Problem to work on: Retype, word for word, the lines between the ones holding "Write a Python" and "142.6, 189.8, 255.9]", inclusive; pictures stay out of the copy.

══ Input material ══

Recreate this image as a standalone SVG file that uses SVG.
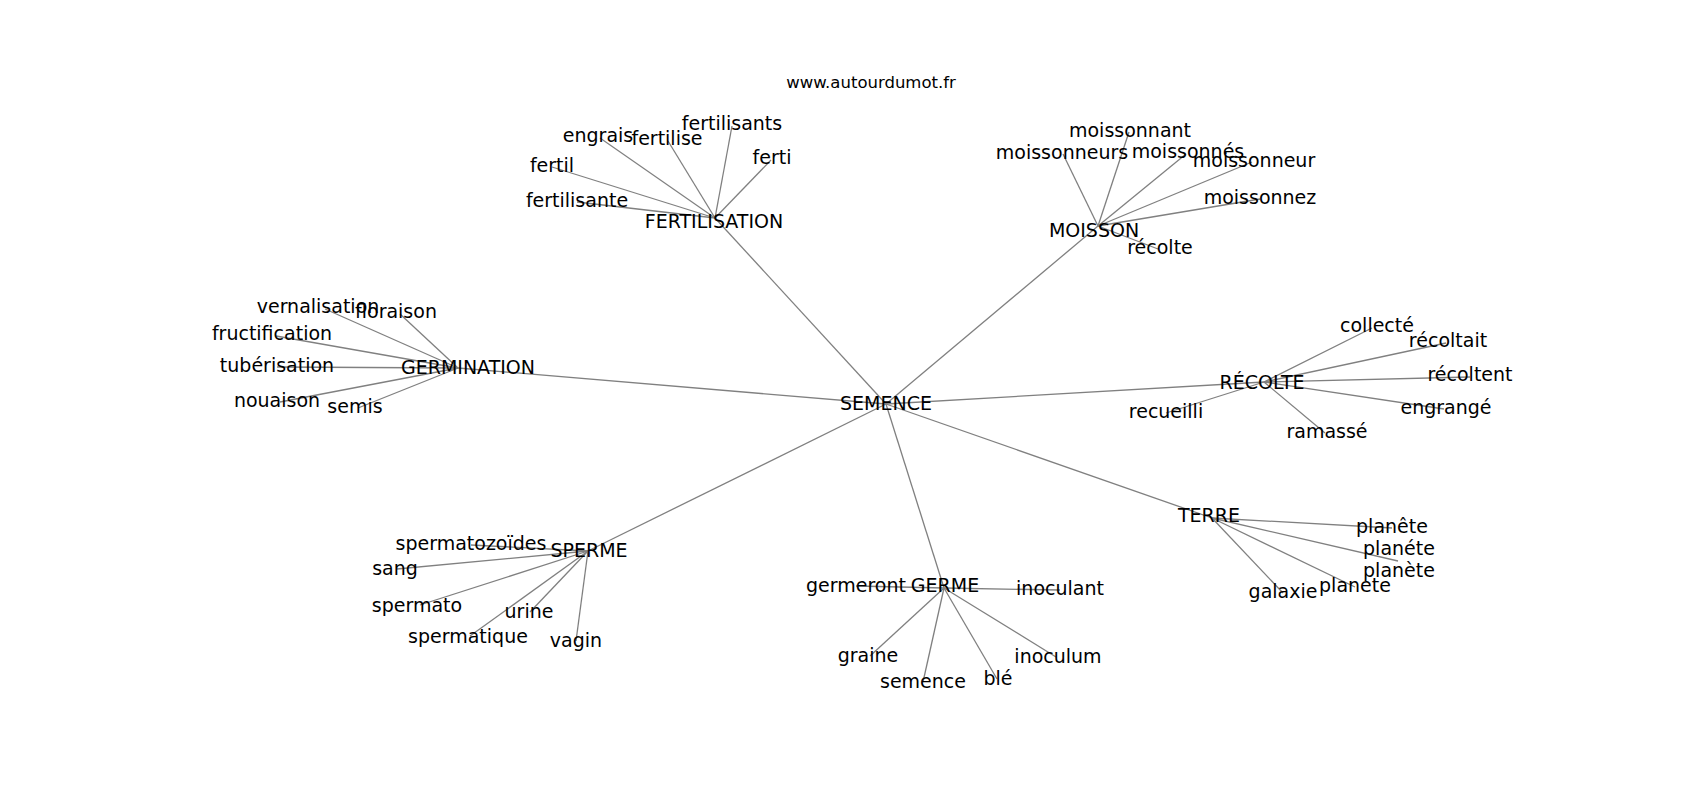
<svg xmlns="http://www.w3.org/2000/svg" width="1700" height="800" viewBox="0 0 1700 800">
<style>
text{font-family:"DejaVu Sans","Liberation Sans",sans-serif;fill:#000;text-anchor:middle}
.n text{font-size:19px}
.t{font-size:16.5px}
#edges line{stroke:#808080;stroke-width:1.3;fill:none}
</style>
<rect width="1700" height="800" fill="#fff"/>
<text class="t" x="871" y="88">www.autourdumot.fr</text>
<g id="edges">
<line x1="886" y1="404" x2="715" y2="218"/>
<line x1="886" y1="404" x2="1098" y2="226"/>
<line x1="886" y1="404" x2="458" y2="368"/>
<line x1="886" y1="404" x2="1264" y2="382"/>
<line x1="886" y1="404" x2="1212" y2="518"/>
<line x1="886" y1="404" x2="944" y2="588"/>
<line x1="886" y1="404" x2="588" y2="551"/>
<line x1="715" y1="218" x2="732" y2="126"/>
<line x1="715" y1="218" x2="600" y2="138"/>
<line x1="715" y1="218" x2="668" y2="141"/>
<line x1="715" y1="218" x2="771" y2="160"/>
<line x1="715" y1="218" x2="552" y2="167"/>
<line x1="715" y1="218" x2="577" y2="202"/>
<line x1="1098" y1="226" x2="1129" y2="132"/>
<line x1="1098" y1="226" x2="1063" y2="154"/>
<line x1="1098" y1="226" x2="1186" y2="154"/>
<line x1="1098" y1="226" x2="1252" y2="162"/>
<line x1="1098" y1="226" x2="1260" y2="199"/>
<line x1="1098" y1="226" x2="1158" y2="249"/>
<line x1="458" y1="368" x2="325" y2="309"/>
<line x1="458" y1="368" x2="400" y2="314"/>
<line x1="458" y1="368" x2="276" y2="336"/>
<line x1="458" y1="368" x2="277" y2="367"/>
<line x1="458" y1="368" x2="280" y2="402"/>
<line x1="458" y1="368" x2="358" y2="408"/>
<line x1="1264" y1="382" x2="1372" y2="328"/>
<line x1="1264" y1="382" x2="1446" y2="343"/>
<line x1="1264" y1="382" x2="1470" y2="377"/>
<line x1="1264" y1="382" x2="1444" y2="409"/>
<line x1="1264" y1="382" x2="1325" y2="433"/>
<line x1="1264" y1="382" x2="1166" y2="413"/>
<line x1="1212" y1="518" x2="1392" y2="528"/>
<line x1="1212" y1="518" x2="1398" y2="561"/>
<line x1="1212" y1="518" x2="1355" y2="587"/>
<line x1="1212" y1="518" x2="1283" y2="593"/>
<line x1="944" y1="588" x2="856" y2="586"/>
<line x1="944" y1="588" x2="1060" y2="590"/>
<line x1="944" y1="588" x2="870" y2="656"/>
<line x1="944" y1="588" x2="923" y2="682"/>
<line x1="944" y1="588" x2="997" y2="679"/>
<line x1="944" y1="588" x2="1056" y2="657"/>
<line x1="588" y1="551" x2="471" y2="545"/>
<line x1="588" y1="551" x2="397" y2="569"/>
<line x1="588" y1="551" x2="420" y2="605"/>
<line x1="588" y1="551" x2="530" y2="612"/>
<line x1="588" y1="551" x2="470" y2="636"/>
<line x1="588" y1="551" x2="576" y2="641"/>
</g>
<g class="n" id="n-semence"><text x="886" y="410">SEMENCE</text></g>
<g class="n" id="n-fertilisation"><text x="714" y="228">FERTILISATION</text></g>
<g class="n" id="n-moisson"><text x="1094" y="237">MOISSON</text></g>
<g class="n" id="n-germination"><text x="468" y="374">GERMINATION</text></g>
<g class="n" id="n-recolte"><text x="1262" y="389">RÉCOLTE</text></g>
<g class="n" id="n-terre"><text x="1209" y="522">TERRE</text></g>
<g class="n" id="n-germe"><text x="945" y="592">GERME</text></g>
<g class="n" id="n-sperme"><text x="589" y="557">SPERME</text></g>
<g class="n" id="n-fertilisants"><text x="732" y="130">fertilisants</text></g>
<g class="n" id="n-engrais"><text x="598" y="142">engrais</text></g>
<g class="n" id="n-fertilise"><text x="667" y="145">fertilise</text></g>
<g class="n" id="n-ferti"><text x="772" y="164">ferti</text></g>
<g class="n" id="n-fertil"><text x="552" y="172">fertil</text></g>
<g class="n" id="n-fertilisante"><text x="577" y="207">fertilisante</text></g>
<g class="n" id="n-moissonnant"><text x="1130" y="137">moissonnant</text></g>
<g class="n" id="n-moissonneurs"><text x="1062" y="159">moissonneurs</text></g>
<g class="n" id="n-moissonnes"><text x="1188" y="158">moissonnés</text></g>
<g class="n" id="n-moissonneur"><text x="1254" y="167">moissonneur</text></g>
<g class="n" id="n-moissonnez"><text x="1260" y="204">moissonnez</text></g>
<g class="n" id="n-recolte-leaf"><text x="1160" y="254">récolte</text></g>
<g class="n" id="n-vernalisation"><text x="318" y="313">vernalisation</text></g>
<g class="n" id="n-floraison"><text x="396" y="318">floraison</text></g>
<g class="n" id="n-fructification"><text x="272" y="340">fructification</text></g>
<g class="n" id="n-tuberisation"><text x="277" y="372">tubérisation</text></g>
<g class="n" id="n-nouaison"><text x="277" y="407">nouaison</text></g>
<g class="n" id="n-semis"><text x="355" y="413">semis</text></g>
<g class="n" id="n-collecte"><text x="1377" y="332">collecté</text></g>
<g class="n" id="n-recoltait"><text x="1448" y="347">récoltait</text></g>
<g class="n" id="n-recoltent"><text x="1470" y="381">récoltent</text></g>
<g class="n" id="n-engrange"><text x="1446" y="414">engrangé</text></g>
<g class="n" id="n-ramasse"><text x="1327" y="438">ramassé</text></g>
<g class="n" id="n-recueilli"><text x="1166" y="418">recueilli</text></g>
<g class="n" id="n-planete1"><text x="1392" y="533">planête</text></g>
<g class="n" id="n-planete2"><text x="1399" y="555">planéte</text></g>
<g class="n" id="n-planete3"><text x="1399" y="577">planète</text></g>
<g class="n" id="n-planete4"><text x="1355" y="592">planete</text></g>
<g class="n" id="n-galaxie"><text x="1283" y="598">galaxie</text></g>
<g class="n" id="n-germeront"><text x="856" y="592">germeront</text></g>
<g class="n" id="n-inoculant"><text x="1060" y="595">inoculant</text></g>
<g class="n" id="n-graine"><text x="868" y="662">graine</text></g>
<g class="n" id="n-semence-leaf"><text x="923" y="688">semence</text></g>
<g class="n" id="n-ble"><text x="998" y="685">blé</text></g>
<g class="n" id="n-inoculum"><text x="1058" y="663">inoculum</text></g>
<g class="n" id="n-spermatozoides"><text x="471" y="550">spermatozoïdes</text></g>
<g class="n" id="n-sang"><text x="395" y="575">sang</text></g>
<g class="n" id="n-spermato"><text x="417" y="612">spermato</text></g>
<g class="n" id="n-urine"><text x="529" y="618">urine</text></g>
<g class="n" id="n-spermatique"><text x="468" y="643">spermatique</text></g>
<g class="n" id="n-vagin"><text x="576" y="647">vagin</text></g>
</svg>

═══
══ Input material ══

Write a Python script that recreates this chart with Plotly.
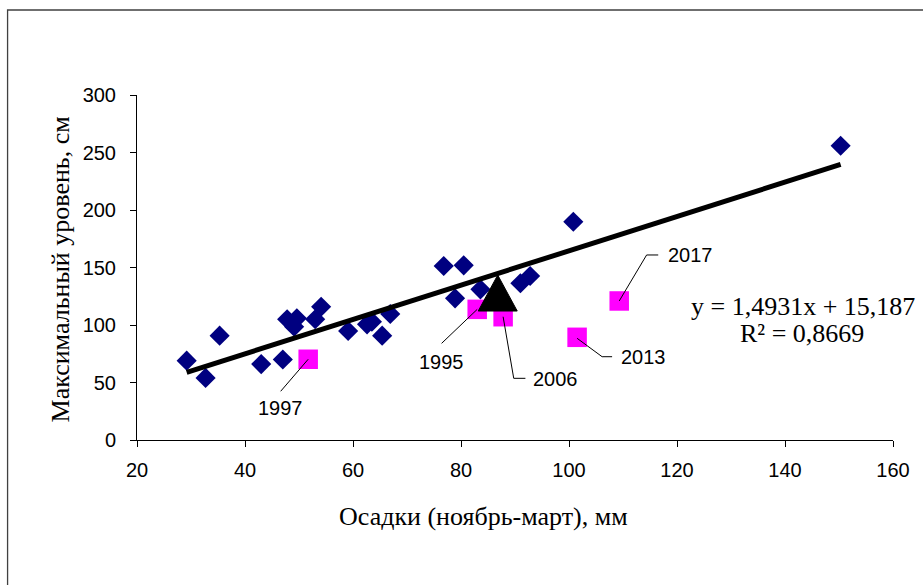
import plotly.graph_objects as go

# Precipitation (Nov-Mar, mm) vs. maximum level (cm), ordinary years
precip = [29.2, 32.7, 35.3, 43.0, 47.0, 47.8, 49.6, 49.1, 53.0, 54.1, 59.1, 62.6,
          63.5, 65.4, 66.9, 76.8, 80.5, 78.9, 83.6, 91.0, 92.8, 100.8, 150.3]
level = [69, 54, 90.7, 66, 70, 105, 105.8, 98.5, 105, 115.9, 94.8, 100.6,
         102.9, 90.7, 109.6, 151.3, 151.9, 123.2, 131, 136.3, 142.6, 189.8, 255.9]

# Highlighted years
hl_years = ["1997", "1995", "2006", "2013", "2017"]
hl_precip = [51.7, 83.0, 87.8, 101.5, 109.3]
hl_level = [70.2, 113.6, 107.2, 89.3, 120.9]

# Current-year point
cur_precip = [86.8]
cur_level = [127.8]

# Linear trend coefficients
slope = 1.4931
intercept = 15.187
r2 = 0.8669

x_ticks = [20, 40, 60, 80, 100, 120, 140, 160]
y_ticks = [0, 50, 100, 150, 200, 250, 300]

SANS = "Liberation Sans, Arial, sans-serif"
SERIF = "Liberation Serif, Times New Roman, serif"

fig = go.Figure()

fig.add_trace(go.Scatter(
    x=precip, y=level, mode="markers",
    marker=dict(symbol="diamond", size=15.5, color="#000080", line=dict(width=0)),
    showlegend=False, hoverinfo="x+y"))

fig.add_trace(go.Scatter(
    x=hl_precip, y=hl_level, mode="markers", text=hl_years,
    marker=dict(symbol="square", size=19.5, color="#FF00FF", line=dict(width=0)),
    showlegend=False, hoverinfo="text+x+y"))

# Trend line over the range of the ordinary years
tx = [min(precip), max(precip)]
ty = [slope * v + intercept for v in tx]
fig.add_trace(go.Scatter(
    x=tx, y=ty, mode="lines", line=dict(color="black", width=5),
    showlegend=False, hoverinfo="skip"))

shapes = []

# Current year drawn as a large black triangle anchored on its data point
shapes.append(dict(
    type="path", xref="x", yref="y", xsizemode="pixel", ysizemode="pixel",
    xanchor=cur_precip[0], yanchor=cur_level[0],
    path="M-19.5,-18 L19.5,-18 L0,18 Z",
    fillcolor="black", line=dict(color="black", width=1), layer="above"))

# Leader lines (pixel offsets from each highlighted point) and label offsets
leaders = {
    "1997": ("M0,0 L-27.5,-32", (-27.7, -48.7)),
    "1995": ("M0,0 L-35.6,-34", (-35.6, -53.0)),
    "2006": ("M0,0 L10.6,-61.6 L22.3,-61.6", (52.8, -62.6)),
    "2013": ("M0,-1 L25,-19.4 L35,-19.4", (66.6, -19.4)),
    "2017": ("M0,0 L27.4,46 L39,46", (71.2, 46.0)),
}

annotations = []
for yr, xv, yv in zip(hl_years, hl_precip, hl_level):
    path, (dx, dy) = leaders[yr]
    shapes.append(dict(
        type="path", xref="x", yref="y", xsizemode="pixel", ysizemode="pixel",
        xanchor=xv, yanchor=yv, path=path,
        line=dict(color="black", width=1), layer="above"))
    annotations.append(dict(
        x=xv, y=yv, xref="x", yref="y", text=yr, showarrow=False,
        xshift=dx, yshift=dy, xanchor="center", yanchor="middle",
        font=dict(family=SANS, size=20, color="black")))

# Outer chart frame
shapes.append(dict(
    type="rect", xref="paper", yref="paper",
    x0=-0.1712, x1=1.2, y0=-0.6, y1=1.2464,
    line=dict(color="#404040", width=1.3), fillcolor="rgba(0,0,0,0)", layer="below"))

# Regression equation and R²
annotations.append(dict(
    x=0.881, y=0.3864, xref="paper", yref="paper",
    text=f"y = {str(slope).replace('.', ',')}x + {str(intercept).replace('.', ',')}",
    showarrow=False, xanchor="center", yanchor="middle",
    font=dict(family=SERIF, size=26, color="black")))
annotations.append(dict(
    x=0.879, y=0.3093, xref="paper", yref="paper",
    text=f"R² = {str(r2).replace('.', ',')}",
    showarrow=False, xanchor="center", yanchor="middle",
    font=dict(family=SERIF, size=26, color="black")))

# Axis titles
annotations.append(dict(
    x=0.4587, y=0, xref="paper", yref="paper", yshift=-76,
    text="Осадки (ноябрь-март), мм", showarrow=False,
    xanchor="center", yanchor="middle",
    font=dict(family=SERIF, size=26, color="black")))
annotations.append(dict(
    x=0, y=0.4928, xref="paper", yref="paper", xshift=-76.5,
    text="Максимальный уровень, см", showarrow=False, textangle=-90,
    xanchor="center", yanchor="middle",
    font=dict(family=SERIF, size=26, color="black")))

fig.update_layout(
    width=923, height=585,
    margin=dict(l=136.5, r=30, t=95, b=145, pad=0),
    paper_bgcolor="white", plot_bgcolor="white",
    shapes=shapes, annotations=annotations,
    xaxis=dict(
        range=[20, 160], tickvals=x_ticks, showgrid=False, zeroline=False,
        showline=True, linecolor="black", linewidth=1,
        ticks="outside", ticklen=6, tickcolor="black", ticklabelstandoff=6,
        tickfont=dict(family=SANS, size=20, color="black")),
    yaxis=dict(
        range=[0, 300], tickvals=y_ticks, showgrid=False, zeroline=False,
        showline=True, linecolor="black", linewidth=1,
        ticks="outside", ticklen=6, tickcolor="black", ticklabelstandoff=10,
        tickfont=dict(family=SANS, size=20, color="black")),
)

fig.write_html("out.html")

═══

Response below:
Write a Python script that recreates this chart with Plotly.
import plotly.graph_objects as go

# Precipitation (Nov-Mar, mm) vs. maximum level (cm), ordinary years
precip = [29.2, 32.7, 35.3, 43.0, 47.0, 47.8, 49.6, 49.1, 53.0, 54.1, 59.1, 62.6,
          63.5, 65.4, 66.9, 76.8, 80.5, 78.9, 83.6, 91.0, 92.8, 100.8, 150.3]
level = [69, 54, 90.7, 66, 70, 105, 105.8, 98.5, 105, 115.9, 94.8, 100.6,
         102.9, 90.7, 109.6, 151.3, 151.9, 123.2, 131, 136.3, 142.6, 189.8, 255.9]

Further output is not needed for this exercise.